На стыке ХIХ – начала ХХ вв. Ф.Ф.Зелинский [130] , подчеркивая важность Ренессанса ("первого Ренессанса") для романских народов и констатируя, что народы германские прошли через период активного освоения античного наследия позже, лишь в ХVIII – ХIХ вв. ("второй Ренессанс"), высказывал сожаление, что славяне, в частности Россия, до сих пор не пережили аналогичную инициацию. В связи с чем ставилась задача радикальной эллинизации славянской культуры, образования, результатом которой должно было стать не только духовное возрождение, но и подлинное приобщение к европейской семье. Концепция третьего , на сей раз славянского, Ренессанса пребывает в скрытой полемике не только с государственническими версиями славянофильства и последующим евразийством (с важной для них идеологемой "Третьего Рима"), но и с западничеством – поскольку за основу европейской идентичности принимался общий античный (прежде всего греческий, т.е. восточно-античный) фундамент. В данном случае интересно не то, что перед нами очередной – по-своему не менее убедительный, чем другие, – вариант спекулятивно-логической тройки, а то, что данная утопия филолога-классика в известном смысле осуществилась. Уже школьная реформа Александра II придала импульс именно в указанном направлении. Школа советская, хотя и отказалась от гимназий, изучения латыни и греческого, но в преподавании точных дисциплин, в первую очередь математики, продолжила и даже приумножила дореволюционные традиции. Образование стало вдобавок всеобщим. Таким образом, если не в собственно гуманитарной, то в логико-математической проекции эллинизация славянского ареала состоялась. Нет нужды напоминать, сколь высокую роль в античной культуре играла сквозная "пифагорейски-платоновская" линия. В следующем разделе у нас появится возможность убедиться, как в эпоху Александра II и особенно в ХХ веке в российском политическом устройстве, истории и культуре скачкообразно возрастает формообразующая сила числа – по-прежнему "качественного", "догалилеевского", числа как гештальта. Мало того, к настоящему времени наблюдается сближение стихийно складывающихся европейских и евразийских общественно-политических структур.

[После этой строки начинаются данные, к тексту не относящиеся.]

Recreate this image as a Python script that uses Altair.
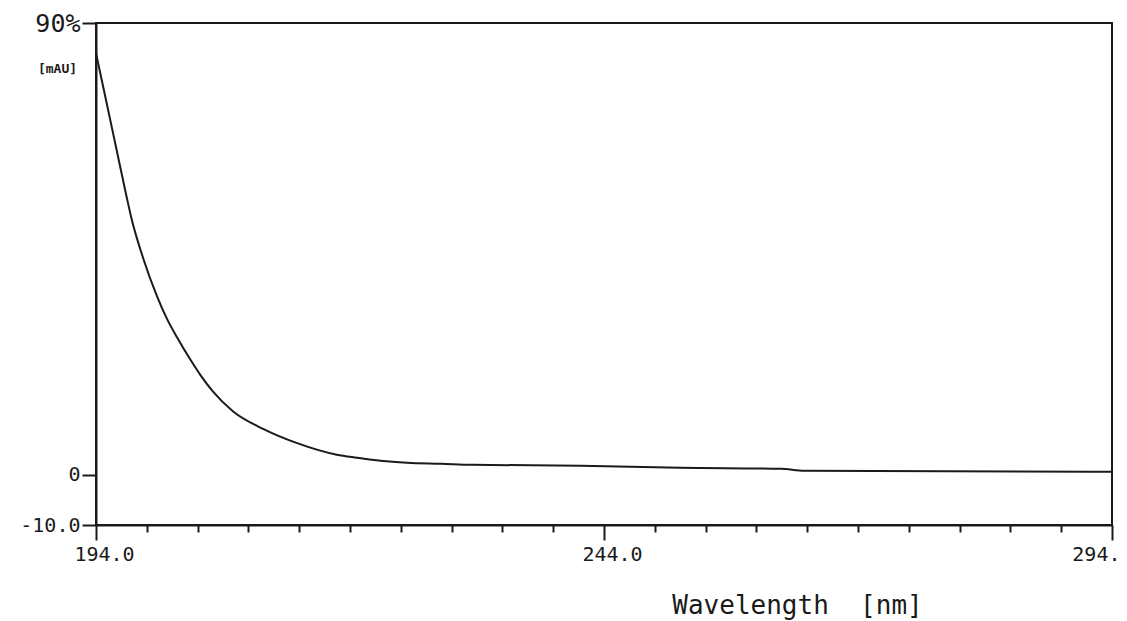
import altair as alt
import pandas as pd

# Spectrum
wavelength = [194.0, 195.0, 196.0, 197.0, 197.5, 198.7, 200.0, 201.0, 202.0, 203.3,
              204.3, 205.5, 207.5, 210.5, 213.8, 217.7, 219.7, 222.0, 224.6, 228.0,
              231.0, 241.7, 251.5, 261.4, 263.7, 294.0]
absorbance = [84.0, 74.5, 65.0, 55.5, 51.0, 42.8, 35.6, 31.0, 27.3, 22.9,
              19.8, 16.6, 12.6, 9.1, 6.3, 4.0, 3.4, 2.8, 2.4, 2.2,
              2.0, 1.8, 1.4, 1.2, 0.8, 0.6]

x_ticks = list(range(194, 295, 5))
y_ticks = [-10, 0, 90]

df = pd.DataFrame({"wl": wavelength, "mau": absorbance})

FONT = "DejaVu Sans Mono"
INK = "#1a1a1a"

x_axis = alt.Axis(
    values=x_ticks,
    labelExpr="datum.value == 194 ? '194.0' : datum.value == 244 ? '244.0' : datum.value == 294 ? '294.' : ''",
    tickSize={"condition": {"test": "(datum.value - 194) % 50 == 0", "value": 15}, "value": 7},
    labelAlign={"condition": {"test": "datum.value == 294", "value": "right"}, "value": "center"},
    labelOffset=8,
    labelFlush=False,
    labelBound=False,
    labelPadding=4,
    tickColor=INK, tickWidth=2,
    domainColor=INK, domainWidth=2,
    grid=False,
    labelFont=FONT, labelFontSize=20, labelColor=INK,
    title="Wavelength\u00a0\u00a0[nm]",
    titleFont=FONT, titleFontSize=26, titleFontWeight="normal", titleColor=INK,
    titleX=701, titleY=88, titleBaseline="alphabetic", titleAlign="center",
)

y_axis = alt.Axis(
    values=y_ticks,
    labelExpr="datum.value == 90 ? '90%' : datum.value == -10 ? '-10.0' : '0'",
    labelFontSize={"condition": {"test": "datum.value == 90", "value": 25}, "value": 20},
    tickSize=14, tickColor=INK, tickWidth=2,
    domainColor=INK, domainWidth=2,
    grid=False,
    labelFont=FONT, labelColor=INK, labelPadding=2,
    title="[mAU]", titleAngle=0, titleFont=FONT, titleFontSize=13, titleFontWeight="bold",
    titleColor=INK, titleX=-39, titleY=49, titleAlign="center", titleBaseline="alphabetic",
)

chart = alt.Chart(df).mark_line(color=INK, strokeWidth=2, interpolate="monotone").encode(
    x=alt.X("wl:Q", scale=alt.Scale(domain=[194, 294], nice=False, zero=False), axis=x_axis),
    y=alt.Y("mau:Q", scale=alt.Scale(domain=[-10, 90], nice=False, zero=False), axis=y_axis),
).properties(
    width=1016, height=502,
    autosize=alt.AutoSizeParams(type="none"),
    padding={"left": 96, "top": 23, "right": 15, "bottom": 96},
    background="white",
).configure_view(stroke=INK, strokeWidth=2)

chart.save("out.html", embed_options={"renderer": "svg", "actions": False})
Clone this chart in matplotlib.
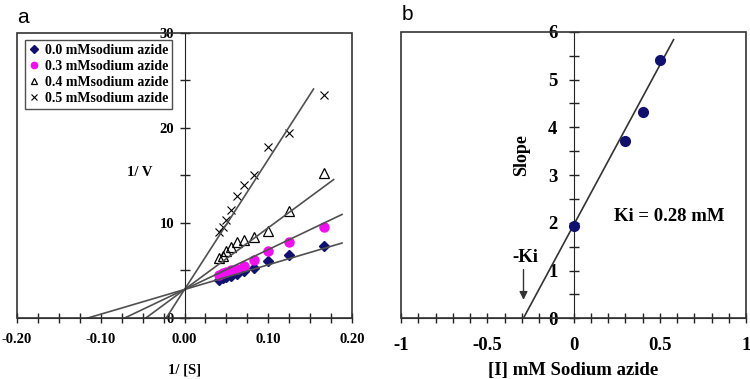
import matplotlib.pyplot as plt
import numpy as np
from matplotlib.patches import Rectangle
from matplotlib.ticker import MultipleLocator, FuncFormatter

plt.rcParams['axes.unicode_minus'] = False
SERIF = 'Liberation Serif'

# panel a: Lineweaver-Burk data (1/[S] vs 1/V)
inv_s = [0.1667, 0.125, 0.1, 0.0833, 0.0714, 0.0625, 0.0556, 0.05, 0.0455, 0.0417]
v_00 = [7.6, 6.6, 6.0, 5.3, 4.95, 4.6, 4.45, 4.3, 4.2, 4.05]
v_03 = [9.6, 8.0, 7.1, 6.1, 5.45, 5.2, 5.0, 4.85, 4.7, 4.55]
v_04 = [15.3, 11.3, 9.2, 8.5, 8.25, 8.0, 7.5, 7.0, 6.5, 6.3]
v_05 = [23.5, 19.5, 18.0, 15.0, 14.0, 12.8, 11.4, 10.3, 9.6, 9.1]
labels_a = ['0.0 mMsodium azide', '0.3 mMsodium azide',
            '0.4 mMsodium azide', '0.5 mMsodium azide']

# fitted lines (common intercept on 1/V axis)
fit_intercept_a = 3.0
fit_slopes_a = [26, 42, 65, 137]
fit_end_a = [0.188, 0.188, 0.178, 0.154]

# panel b: secondary plot of slopes
conc = [0, 0.3, 0.4, 0.5]
slopes = [1.93, 3.72, 4.32, 5.42]
fit_slope_b = 6.7
fit_intercept_b = 1.95
fit_end_b = 0.58

navy = '#10106e'
magenta = '#ee11ee'
linec = '#505050'

fig = plt.figure(figsize=(7.5, 3.79), dpi=100)
ax1 = fig.add_axes([0.0227, 0.161, 0.4467, 0.752])
ax2 = fig.add_axes([0.5347, 0.160, 0.46, 0.756])


def style_axes(ax, ylab_pad, xlab_pad, size):
    for s in ['top', 'right']:
        ax.spines[s].set_visible(False)
    ax.spines['left'].set_position(('data', 0))
    ax.spines['left'].set_color('#222222')
    ax.spines['bottom'].set_color('#222222')
    ax.add_patch(Rectangle((0, 0), 1, 1, transform=ax.transAxes, fill=False,
                           edgecolor='#333333', lw=1.2, clip_on=False, zorder=5))
    ax.tick_params(which='both', direction='inout', length=7, width=1, color='#222222')
    ax.tick_params(axis='y', pad=ylab_pad)
    ax.tick_params(axis='x', pad=xlab_pad)
    for lab in ax.get_xticklabels() + ax.get_yticklabels():
        lab.set_fontfamily(SERIF)
        lab.set_fontweight('bold')
        lab.set_fontsize(size)


# ---- panel a ----
series = [v_00, v_03, v_04, v_05]
mk = [dict(marker='D', color=navy, ms=5.5, mec=navy),
      dict(marker='o', color=magenta, ms=6.5, mec=magenta),
      dict(marker='^', color='none', ms=7, mec='black', mew=0.9),
      dict(marker='x', color='black', ms=5.5, mew=0.8)]
for vals, st, lab in zip(series, mk, labels_a):
    ax1.plot(inv_s, vals, ls='none', label=lab, **st)

for k, end in zip(fit_slopes_a, fit_end_a):
    x0 = -fit_intercept_a / k
    xs = np.array([x0, end])
    ax1.plot(xs, fit_intercept_a + k * xs, color=linec, lw=1.2)

ax1.set_xlim(-0.2, 0.2)
ax1.set_ylim(0, 30)
ax1.xaxis.set_major_locator(MultipleLocator(0.1))
ax1.xaxis.set_minor_locator(MultipleLocator(0.025))
ax1.xaxis.set_major_formatter(FuncFormatter(lambda v, p: '%.2f' % v))
ax1.yaxis.set_major_locator(MultipleLocator(5))
ax1.yaxis.set_major_formatter(FuncFormatter(lambda v, p: '%d' % v if round(v) % 10 == 0 else ''))
style_axes(ax1, 4, 7, 10.5)

ax1.text(-0.053, 15.3, '1/ V', family=SERIF, weight='bold', fontsize=10.5,
         ha='center', va='center')
ax1.set_xlabel('1/ [S]', family=SERIF, weight='bold', fontsize=10.5, labelpad=13)
leg = ax1.legend(loc='upper left', bbox_to_anchor=(0.024, 0.975), frameon=True,
                 borderaxespad=0, fancybox=False, edgecolor='#222222', borderpad=0.3,
                 handlelength=0.7, handletextpad=0.4, labelspacing=0.2,
                 markerscale=0.7,
                 prop=dict(family=SERIF, weight='bold', size=10))
leg.get_frame().set_linewidth(1)
fig.text(0.03, 0.955, 'a', family='Liberation Sans', fontsize=15, ha='center', va='center')

# ---- panel b ----
ax2.plot(conc, slopes, ls='none', marker='o', ms=7, color=navy, zorder=3)
x0 = -fit_intercept_b / fit_slope_b
xs = np.array([x0, fit_end_b])
ax2.plot(xs, fit_intercept_b + fit_slope_b * xs, color='#333333', lw=1.2)
ax2.set_xlim(-1, 1)
ax2.set_ylim(0, 6)
ax2.xaxis.set_major_locator(MultipleLocator(0.5))
ax2.xaxis.set_minor_locator(MultipleLocator(0.1))
ax2.xaxis.set_major_formatter(FuncFormatter(lambda v, p: '%g' % v))
ax2.yaxis.set_major_locator(MultipleLocator(1))
ax2.yaxis.set_minor_locator(MultipleLocator(0.5))
ax2.yaxis.set_major_formatter(FuncFormatter(lambda v, p: '%d' % v))
style_axes(ax2, 8, 10, 13.5)

ax2.text(-0.3, 3.42, 'Slope', family=SERIF, weight='bold', fontsize=13,
         rotation=90, ha='center', va='center')
ax2.text(0.235, 2.14, 'Ki = 0.28 mM', family=SERIF, weight='heavy', fontsize=13.5,
         ha='left', va='center')
ax2.text(-0.355, 1.28, '-Ki', family=SERIF, weight='bold', fontsize=13.5,
         ha='left', va='center')
ax2.annotate('', xy=(-0.29, 0.33), xytext=(-0.29, 1.08),
             arrowprops=dict(arrowstyle='-|>', color='#333333', lw=1, mutation_scale=12))
ax2.set_xlabel('[I] mM Sodium azide', family=SERIF, weight='bold', fontsize=13.5,
               labelpad=6)
fig.text(0.5427, 0.962, 'b', family='Liberation Sans', fontsize=15, ha='center', va='center')

fig.savefig('out.png', dpi=100)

Постгалилеевская наука, сводившая число к результату измерения или вычисления, способствовала расширению пропасти между естественными и гуманитарными дисциплинами. Ведь последние, не отказываясь от логики, обращаются преимущественно с неизмеряемыми реалиями. Под ошеломительным напором естественных наук гуманитары отдали все права на число, даже на то, которое теми воспринималось как мусор ("шелуха" в словоупотреблении К.А.Свасьяна). Но качественная, логически обязательная грань числа не исчезла, лишь стала неявной, уйдя в тень, растворившись как в гуманитарных, так и в естественнонаучных представлениях. Подобное "качественное" число не только исторически предшествовало расколу единой когнитивной платформы на механицистскую и органицистскую половины, но и до сих пор, т.е. систематически, пребывает вне этой надуманной партийно-эпистемологической конфронтации. Оно непосредственно связано со здравым смыслом, воображением, не чуждо суггестии и дидактике, а также повседневно-естественному, "живому" разуму. Извлечь его из-под спуда, вернуть отнятое достоинство – пока применительно к числу 3 – и составляло для нас одну из важнейших задач.